This week’s Paris Air Show started off with a zoom, in the form of Boeing’s launch of the 737 MAX 10 jet — the longest version of its fuel-efficient single-aisle airplane family.
Today’s kickoff of the sales campaign was totally unsurprising, but the 240 orders announced at launch made for a “surprisingly strong showing” on its face, Leeham News and Comment’s Scott Hamilton reported.
He added that “the 240 orders were more than had been expected — and less than advertised.”
The 737 MAX 10, due to enter service in 2020, is 66 inches longer than the MAX 9 and can accommodate 10 more seats for a maximum capacity of 230 passengers. The stretch version is meant to attract operators who are willing to trade off more seats for slightly less range (up to 3,700 miles with an auxiliary tank vs. 4,045 miles for a similarly equipped MAX 9).

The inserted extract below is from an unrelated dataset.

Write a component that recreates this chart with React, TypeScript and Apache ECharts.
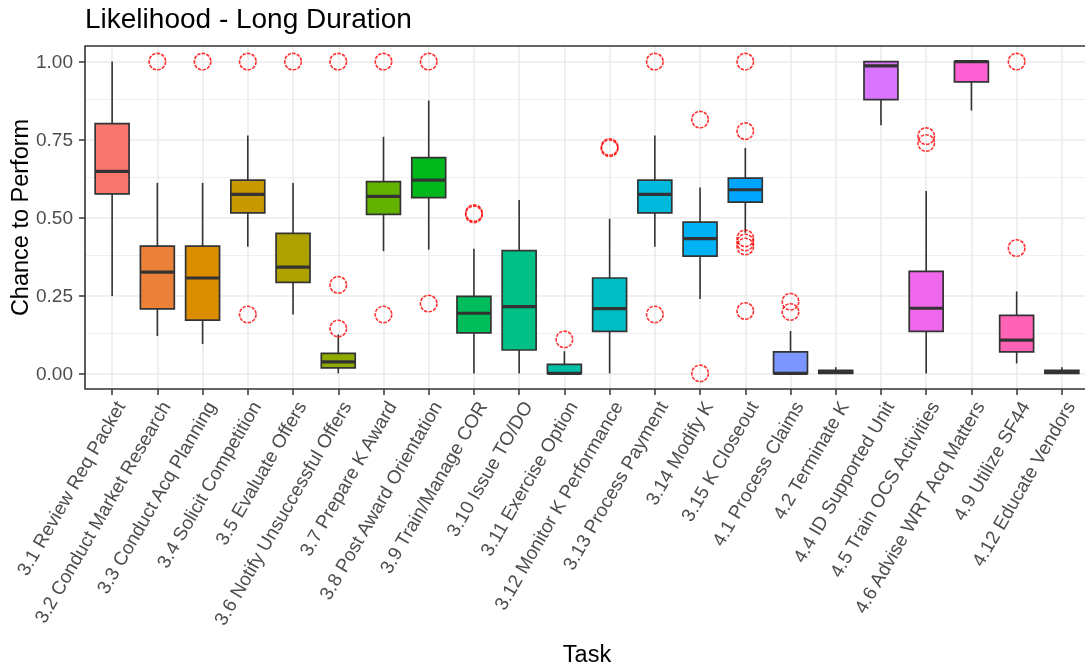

Boeing’s 737 MAX line is facing tough competition from Europe-based Airbus’ A320 line, which leads the order tally. The MAX 10 sizes up as a rival of the A321neo.
Among the companies announcing commitments to buy the MAX 10 are Indonesia’s Lion Air Group for 50 planes, India’s SpiceJet for 40, GE Capital Aviation Services for 20, Germany’s TUI Group for 18, Tibet Financial Leasing for 20, China’s CDB Aviation for 10, and BOC Aviation for 10. Additional commitments would be detailed later in the week, Boeing said.
One big reason why Hamilton said the orders were “less than advertised” was because most of today’s commitments involved memorandums of understanding rather than firm orders. In addition, many of the commitments announced today were conversions from existing 737 MAX orders.
“We think the 737 MAX 10 is a competitor to the 9, and that’s why a lot of people are converting,” Reuters quoted Airbus sales chief John Leahy as saying.
Airbus countered Boeing’s launch announcement with word that GE Capital was ordering 100 A320neo planes, and that Air Lease Corp. was ordering 12 more A321neos. Airbus also announced that it would bring out an expanded version of its A380 superjumbo jet, a 575-seat plane called the A380plus.
Boeing and Airbus plan to flood the Paris Air Show with order announcements and flashy airplane displays, but there’s a cloud hanging over the market: Analysts have been asking questions about the seemingly soft demand for twin-aisle jets such as Boeing’s 777, 787 and the yet-to-be-built 777X — and yes, Airbus’ A380 as well.
In the past, Boeing has argued that the continuing rise in air traffic and the replacement cycle for older wide-body jets will reverse the slowdown in new orders. Boeing’s vice president of marketing, Randy Tinseth, is due to address the evolving market outlook at the Paris Air Show on Tuesday.